======== MATERIAL PROVIDED ========

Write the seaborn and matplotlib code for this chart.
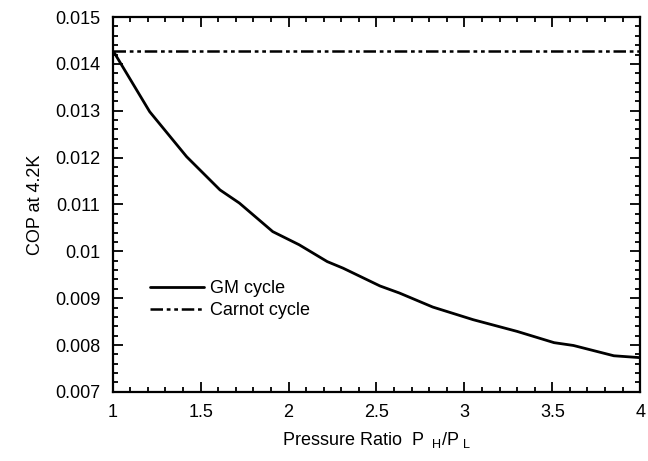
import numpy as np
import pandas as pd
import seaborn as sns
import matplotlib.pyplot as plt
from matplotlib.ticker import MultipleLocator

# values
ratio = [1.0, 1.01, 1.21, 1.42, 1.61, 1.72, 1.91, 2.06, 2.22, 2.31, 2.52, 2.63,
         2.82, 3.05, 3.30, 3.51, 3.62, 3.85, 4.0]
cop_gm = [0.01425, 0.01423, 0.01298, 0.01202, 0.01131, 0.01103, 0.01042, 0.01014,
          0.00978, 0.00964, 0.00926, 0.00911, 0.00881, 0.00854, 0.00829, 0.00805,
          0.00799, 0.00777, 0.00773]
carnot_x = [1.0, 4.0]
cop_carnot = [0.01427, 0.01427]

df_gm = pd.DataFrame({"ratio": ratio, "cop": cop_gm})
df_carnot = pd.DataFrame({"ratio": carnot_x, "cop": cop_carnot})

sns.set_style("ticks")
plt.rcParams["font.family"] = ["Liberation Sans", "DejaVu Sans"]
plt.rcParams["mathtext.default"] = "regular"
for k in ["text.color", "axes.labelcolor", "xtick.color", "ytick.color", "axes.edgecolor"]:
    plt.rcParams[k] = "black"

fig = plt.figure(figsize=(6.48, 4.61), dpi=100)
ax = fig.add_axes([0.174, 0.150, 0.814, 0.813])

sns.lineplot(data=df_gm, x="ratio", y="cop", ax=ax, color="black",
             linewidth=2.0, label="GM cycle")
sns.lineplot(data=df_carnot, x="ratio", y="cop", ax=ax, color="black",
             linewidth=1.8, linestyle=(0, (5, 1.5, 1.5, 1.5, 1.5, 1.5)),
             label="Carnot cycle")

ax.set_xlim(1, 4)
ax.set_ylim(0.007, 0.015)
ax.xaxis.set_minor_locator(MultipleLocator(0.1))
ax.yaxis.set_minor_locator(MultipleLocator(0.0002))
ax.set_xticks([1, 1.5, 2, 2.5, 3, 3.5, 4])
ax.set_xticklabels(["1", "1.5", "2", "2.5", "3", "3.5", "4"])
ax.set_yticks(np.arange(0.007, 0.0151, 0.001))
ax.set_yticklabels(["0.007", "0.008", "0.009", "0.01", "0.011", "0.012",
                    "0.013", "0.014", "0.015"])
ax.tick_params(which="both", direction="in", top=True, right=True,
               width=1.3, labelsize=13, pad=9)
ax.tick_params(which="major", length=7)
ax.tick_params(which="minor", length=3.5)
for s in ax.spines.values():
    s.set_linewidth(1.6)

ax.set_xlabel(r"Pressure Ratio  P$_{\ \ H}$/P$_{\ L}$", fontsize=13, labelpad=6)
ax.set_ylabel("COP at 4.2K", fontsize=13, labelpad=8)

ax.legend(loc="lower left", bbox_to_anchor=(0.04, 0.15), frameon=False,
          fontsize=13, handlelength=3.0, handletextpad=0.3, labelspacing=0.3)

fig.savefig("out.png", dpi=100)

========

### WRITTEN INSTRUCTION:
Give the material again exactly as it is, but keep the pictures out.

### TASK RESPONSE:
Write the seaborn and matplotlib code for this chart.
import numpy as np
import pandas as pd
import seaborn as sns
import matplotlib.pyplot as plt
from matplotlib.ticker import MultipleLocator

# values
ratio = [1.0, 1.01, 1.21, 1.42, 1.61, 1.72, 1.91, 2.06, 2.22, 2.31, 2.52, 2.63,
         2.82, 3.05, 3.30, 3.51, 3.62, 3.85, 4.0]
cop_gm = [0.01425, 0.01423, 0.01298, 0.01202, 0.01131, 0.01103, 0.01042, 0.01014,
          0.00978, 0.00964, 0.00926, 0.00911, 0.00881, 0.00854, 0.00829, 0.00805,
          0.00799, 0.00777, 0.00773]
carnot_x = [1.0, 4.0]
cop_carnot = [0.01427, 0.01427]

df_gm = pd.DataFrame({"ratio": ratio, "cop": cop_gm})
df_carnot = pd.DataFrame({"ratio": carnot_x, "cop": cop_carnot})

sns.set_style("ticks")
plt.rcParams["font.family"] = ["Liberation Sans", "DejaVu Sans"]
plt.rcParams["mathtext.default"] = "regular"
for k in ["text.color", "axes.labelcolor", "xtick.color", "ytick.color", "axes.edgecolor"]:
    plt.rcParams[k] = "black"

fig = plt.figure(figsize=(6.48, 4.61), dpi=100)
ax = fig.add_axes([0.174, 0.150, 0.814, 0.813])

sns.lineplot(data=df_gm, x="ratio", y="cop", ax=ax, color="black",
             linewidth=2.0, label="GM cycle")
sns.lineplot(data=df_carnot, x="ratio", y="cop", ax=ax, color="black",
             linewidth=1.8, linestyle=(0, (5, 1.5, 1.5, 1.5, 1.5, 1.5)),
             label="Carnot cycle")

ax.set_xlim(1, 4)
ax.set_ylim(0.007, 0.015)
ax.xaxis.set_minor_locator(MultipleLocator(0.1))
ax.yaxis.set_minor_locator(MultipleLocator(0.0002))
ax.set_xticks([1, 1.5, 2, 2.5, 3, 3.5, 4])
ax.set_xticklabels(["1", "1.5", "2", "2.5", "3", "3.5", "4"])
ax.set_yticks(np.arange(0.007, 0.0151, 0.001))
ax.set_yticklabels(["0.007", "0.008", "0.009", "0.01", "0.011", "0.012",
                    "0.013", "0.014", "0.015"])
ax.tick_params(which="both", direction="in", top=True, right=True,
               width=1.3, labelsize=13, pad=9)
ax.tick_params(which="major", length=7)
ax.tick_params(which="minor", length=3.5)
for s in ax.spines.values():
    s.set_linewidth(1.6)

ax.set_xlabel(r"Pressure Ratio  P$_{\ \ H}$/P$_{\ L}$", fontsize=13, labelpad=6)
ax.set_ylabel("COP at 4.2K", fontsize=13, labelpad=8)

ax.legend(loc="lower left", bbox_to_anchor=(0.04, 0.15), frameon=False,
          fontsize=13, handlelength=3.0, handletextpad=0.3, labelspacing=0.3)

fig.savefig("out.png", dpi=100)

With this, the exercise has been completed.